Question

The maximum vertical distance through which a full dressed astronaut can jump on the Earth is 0.5 m. Estimate the maximum vertical distance through which he can jump on the moon, which has a mean density \[\dfrac{2}{3}rd\] that of the Earth and radius one quarter that of the Earth.
A. 1.5m
B. 3m
C. 6m
D. 7.5m

Answer 1

Hint: Planets and stars have their properties such as their size, mass and density. These properties determine the gravitational pull of a planet. Moon is a star of the Earth and is smaller in size than the Earth. The density of the moon is 60% as that of the Earth. Therefore the gravitational potential energy on the Moon is less than that on the Earth.

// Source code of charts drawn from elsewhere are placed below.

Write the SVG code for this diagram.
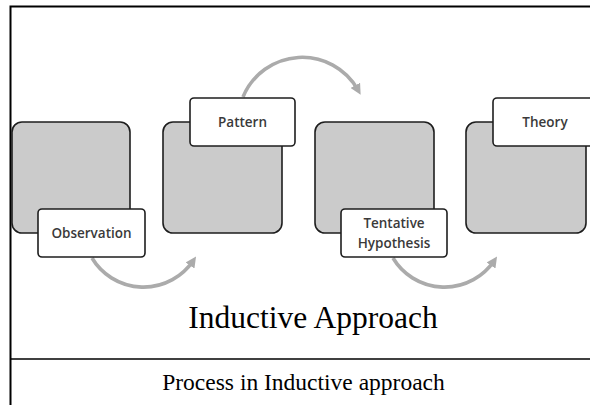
<svg xmlns="http://www.w3.org/2000/svg" width="590" height="405" viewBox="0 0 590 405">
<defs>
<style>
.card{fill:#cbcbcb;stroke:#1e1e1e;stroke-width:1.6}
.lbl{fill:#fff;stroke:#1e1e1e;stroke-width:1.6}
.lt{font-family:"Open Sans","DejaVu Sans",sans-serif;font-size:13.5px;font-weight:600;fill:#3a3a3a;text-anchor:middle}
.arc{fill:none;stroke:#ababab;stroke-width:3.6}
.serif{font-family:"Liberation Serif","Times New Roman",serif;fill:#000;text-anchor:middle}
</style>
<marker id="ah" viewBox="0 0 10 10" refX="5" refY="5" markerWidth="3" markerHeight="3" orient="auto" markerUnits="strokeWidth">
<path d="M0,0 L10,5 L0,10 z" fill="#ababab"/>
</marker>
</defs>
<rect width="590" height="405" fill="#fff"/>
<g id="frame" stroke="#000" fill="none">
<path d="M10.5,405 V6.5 H590" stroke-width="2"/>
<path d="M10,359 H590" stroke-width="1.6"/>
</g>
<g id="connectors">
<path class="arc" d="M243,97 A64,64 0 0 1 358,90" marker-end="url(#ah)"/>
<path class="arc" d="M92,258 A60,60 0 0 0 193,261" marker-end="url(#ah)"/>
<path class="arc" d="M393,258 A60,60 0 0 0 494,261" marker-end="url(#ah)"/>
</g>
<g id="observation">
<rect class="card" x="12" y="122" width="118" height="111" rx="10"/>
<rect class="lbl" x="38" y="209" width="107" height="48" rx="4"/>
<text class="lt" x="91.5" y="238">Observation</text>
</g>
<g id="pattern">
<rect class="card" x="163" y="122" width="119" height="111" rx="10"/>
<rect class="lbl" x="190" y="98" width="105" height="48" rx="4"/>
<text class="lt" x="242.5" y="127">Pattern</text>
</g>
<g id="hypothesis">
<rect class="card" x="315" y="122" width="119" height="111" rx="10"/>
<rect class="lbl" x="341" y="209" width="106" height="48" rx="4"/>
<text class="lt" x="394" y="228">Tentative</text>
<text class="lt" x="394" y="248">Hypothesis</text>
</g>
<g id="theory">
<rect class="card" x="466" y="122" width="120" height="111" rx="10"/>
<rect class="lbl" x="493" y="98" width="105" height="48" rx="4"/>
<text class="lt" x="545" y="127">Theory</text>
</g>
<text class="serif" x="313" y="328" font-size="31.5">Inductive Approach</text>
<text class="serif" x="303.5" y="390" font-size="23.5">Process in Inductive approach</text>
</svg>
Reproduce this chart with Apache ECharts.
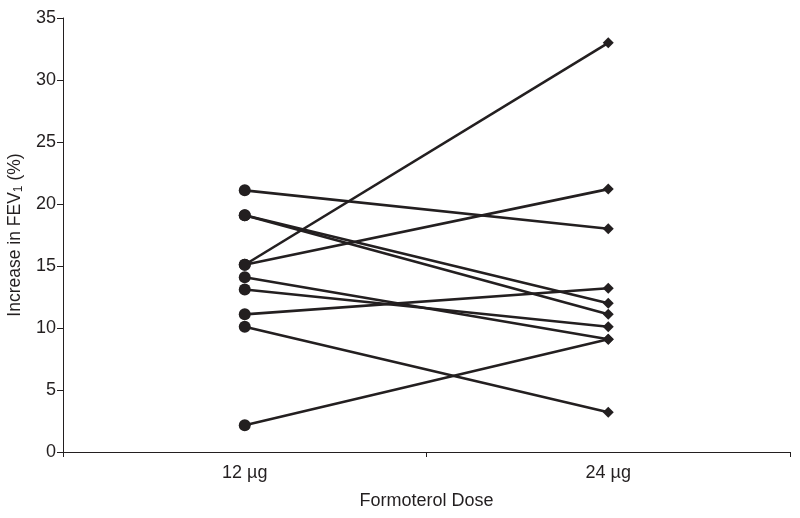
<!DOCTYPE html>
<html>
<head>
<meta charset="utf-8">
<script src="https://cdn.jsdelivr.net/npm/echarts@6/dist/echarts.min.js"></script>
<style>html,body{margin:0;padding:0;background:#fff}#c{width:800px;height:518px}</style>
</head>
<body>
<div id="c"></div>
<script>
var categories = ['12 \u00b5g', '24 \u00b5g'];
var dose12 = [21.1, 19.1, 19.1, 15.1, 15.1, 14.1, 13.1, 11.1, 10.1, 2.15];
var dose24 = [18.0, 12.0, 11.1, 33.0, 21.2, 9.1, 10.1, 13.2, 3.2, 9.1];
var yTicks = [0, 5, 10, 15, 20, 25, 30, 35];

var ink = '#231f20';
var font = 'Liberation Sans';
var series = dose12.map(function (v, i) {
  return {
    type: 'line',
    data: [
      { value: v, symbol: 'circle', symbolSize: 12 },
      { value: dose24[i], symbol: 'diamond', symbolSize: 11 }
    ],
    lineStyle: { color: ink, width: 2.6 },
    itemStyle: { color: ink, borderWidth: 0 },
    showAllSymbol: true,
    animation: false,
    silent: true
  };
});

var chart = echarts.init(document.getElementById('c'), null, { renderer: 'canvas' });
chart.setOption({
  backgroundColor: '#fff',
  animation: false,
  grid: { left: 63, right: 10, top: 18, bottom: 66, containLabel: false, outerBoundsMode: 'none' },
  xAxis: {
    type: 'category',
    data: categories,
    boundaryGap: true,
    name: 'Formoterol Dose',
    nameLocation: 'middle',
    nameGap: 40,
    nameMoveOverlap: false,
    nameTextStyle: { color: ink, fontSize: 18, fontFamily: font },
    axisLine: { lineStyle: { color: ink, width: 1 } },
    axisTick: { show: true, alignWithLabel: false, length: 5, lineStyle: { color: ink } },
    axisLabel: { color: ink, fontSize: 18, margin: 12, fontFamily: font },
    splitLine: { show: false }
  },
  yAxis: {
    type: 'value',
    min: yTicks[0],
    max: yTicks[yTicks.length - 1],
    interval: 5,
    name: 'Increase in FEV{sub|1} (%)',
    nameLocation: 'middle',
    nameGap: 38,
    nameMoveOverlap: false,
    nameTextStyle: {
      color: ink, fontSize: 17.5, fontFamily: font,
      rich: { sub: { fontSize: 12, verticalAlign: 'bottom', padding: [7, 0, 0, 0], color: ink, fontFamily: font } }
    },
    axisLine: { show: true, lineStyle: { color: ink, width: 1 } },
    axisTick: { show: true, length: 6, lineStyle: { color: ink } },
    axisLabel: { color: ink, fontSize: 18, margin: 7, fontFamily: font },
    splitLine: { show: false }
  },
  series: series
});
</script>
</body>
</html>
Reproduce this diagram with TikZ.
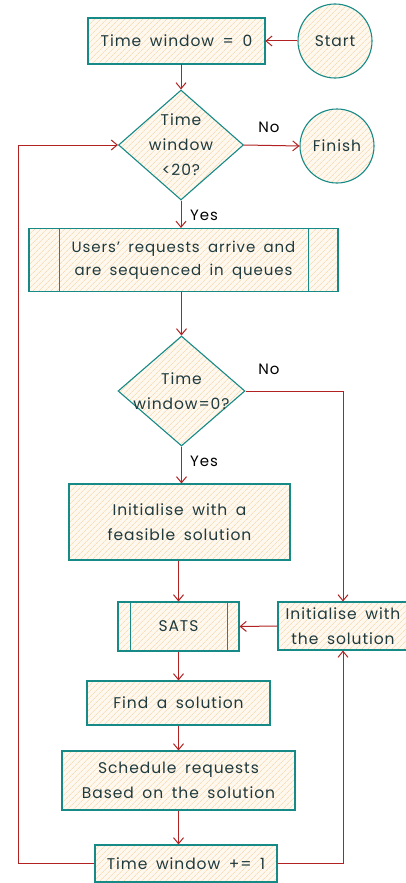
\documentclass[tikz,border=0pt]{standalone}
\usepackage{fontspec}
\setmainfont{Poppins}[LetterSpace=6,WordSpace=1.7]
\usetikzlibrary{shapes.geometric,patterns.meta,arrows.meta}

\definecolor{edgeteal}{HTML}{168A86}
\definecolor{hatch}{HTML}{F7DDB9}
\definecolor{paper}{HTML}{FFF8EF}
\definecolor{flowred}{HTML}{B22222}
\definecolor{ink}{HTML}{1F3A3D}

\tikzset{
  shape base/.style={draw=edgeteal, line width=1.1pt,
    preaction={fill=paper},
    pattern={Lines[angle=45,distance=4pt,line width=0.65pt]},
    pattern color=hatch,
    text=ink, align=center, inner sep=0pt,
    font=\fontsize{15.5}{25}\selectfont},
  procbox/.style={shape base, rectangle},
  decision/.style={shape base, diamond, inner sep=-6pt},
  terminal/.style={shape base, circle, minimum size=74pt},
  flow/.style={draw=flowred, line width=1pt, -{Straight Barb[length=6pt,width=10pt]}},
  tag/.style={font=\fontsize{15}{16}\selectfont, text=black, inner sep=0pt},
  subline/.style={draw=edgeteal, line width=1.1pt}
}

\begin{document}
\begin{tikzpicture}[x=1pt,y=-1pt]
\useasboundingbox (0,0) rectangle (405,883);

% nodes
\node[procbox, minimum width=177pt, minimum height=46pt] (t0) at (176.5,41) {Time window = 0};
\node[terminal] (start) at (335,41) {Start};
\node[decision, minimum width=125pt, minimum height=110pt] (d1) at (181,145) {Time\\window\\<20?};
\node[terminal] (finish) at (337,146) {Finish};
\node[procbox, minimum width=309pt, minimum height=63pt, font=\fontsize{15}{23}\selectfont] (users) at (183.5,260) {Users' requests arrive and\\are sequenced in queues};
\node[decision, minimum width=127pt, minimum height=110pt] (d2) at (181.5,391) {Time\\window=0?};
\node[procbox, minimum width=221pt, minimum height=76pt] (feas) at (179.5,522) {Initialise with a\\feasible solution};
\node[procbox, minimum width=121pt, minimum height=49pt] (sats) at (178.5,626.5) {SATS};
\node[procbox, minimum width=130pt, minimum height=48pt] (initsol) at (343,626) {Initialise with\\the solution};
\node[procbox, minimum width=183pt, minimum height=44pt] (find) at (178.5,703) {Find a solution};
\node[procbox, minimum width=233pt, minimum height=59pt] (sched) at (178.5,780.5) {Schedule requests\\Based on the solution};
\node[procbox, minimum width=182pt, minimum height=37pt] (tinc) at (186,863.5) {Time window += 1};

% side bars of the predefined-process boxes
\draw[subline] ([xshift=31pt]users.north west) -- ([xshift=31pt]users.south west);
\draw[subline] ([xshift=-30pt]users.north east) -- ([xshift=-30pt]users.south east);
\draw[subline] ([xshift=13pt]sats.north west) -- ([xshift=13pt]sats.south west);
\draw[subline] ([xshift=-12pt]sats.north east) -- ([xshift=-12pt]sats.south east);

% connectors
\draw[flow] (start.west) -- (t0.east);
\draw[flow] (d1.north |- t0.south) -- (d1.north);
\draw[flow] (d1.east) -- (finish.west);
\node[tag] (no1) at (269,127) {No};
\draw[flow] (d1.south) -- (d1.south |- users.north);
\node[tag] (yes1) at (204,215) {Yes};
\draw[flow] (d2.north |- users.south) -- (d2.north);
\draw[flow] (d2.south) -- (d2.south |- feas.north);
\node[tag] (yes2) at (204,461) {Yes};
\draw[flow] (d2.east) -| (initsol.north);
\node[tag] (no2) at (269,369) {No};
\draw[flow] (feas.south -| sats.north) -- (sats.north);
\draw[flow] (initsol.west) -- (sats.east);
\draw[flow] (sats.south) -- (find.north);
\draw[flow] (find.south) -- (sched.north);
\draw[flow] (sched.south) -- (sched.south |- tinc.north);
\coordinate (loopL) at (18,863.5);
\draw[flow] (tinc.west) -- (loopL) |- (d1.west);
\draw[flow] (tinc.east) -| (initsol.south);
\end{tikzpicture}
\end{document}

Complete step-by-step answer:
Step I:
Let the astronaut jump with an initial velocity ‘u’ and a final speed of ‘v’. Let ‘h’ be the maximum height he jumps to and ‘g’ be acceleration due to gravity.

Step II:
Then by equation of motion
\[{v^2} = {u^2} - 2gh\]

Step III:
If the jumping speed on the Earth and moon is same then
\[h \propto \dfrac{1}{g}\]
And the gravitational acceleration on a planet\[g = \dfrac{{GM}}{{{R^2}}}\]---(i)
M is mass of Earth and \[M = \dfrac{4}{3}\pi \rho {R^3}\]---(ii)

Step IV:
Substituting value of M from equation (ii) to (i)
\[g = \dfrac{{G\dfrac{4}{3}\rho \pi {R^3}}}{{{R^2}}}\]
Where G= Gravitational constant
R=Radius and \[\rho = \]density
\[g = \dfrac{4}{3}\pi \rho GR\]
Value of \[\dfrac{4}{3}\pi G\] is constant.
Therefore, \[g \propto \rho R\].

Step V:
Value of ‘g’ on moon is, \[{g_m} = \dfrac{{{g_e}}}{6}\]
Since astronauts have energy to jump only 0.5m on Earth. Therefore on moon,
\[P.E{._{moon}} = P.E{._{Earth}}\]
\[m{g_m}{h_m} = m{g_e}{h_e}\]
\[{g_m}{h_m} = {g_e}{h_e}\]
\[{h_m} = \dfrac{{{g_e}}}{{{g_m}}}{h_e}\]
\[{h_m} = 6 \times {h_e}\]
\[{h_m} = 6 \times \dfrac{1}{2}\]
\[{h_m} = 3m\]

Step VI:
Maximum vertical distance he can jump on moon is = 3m
Option B is the right answer.

Note: Whenever a person jumps, he tries to move out of the influence of gravitational force. But since the gravitational force on the moon is 17% that of Earth. So using the same force as that of Earth, one can jump even much higher on the moon than that on the Earth.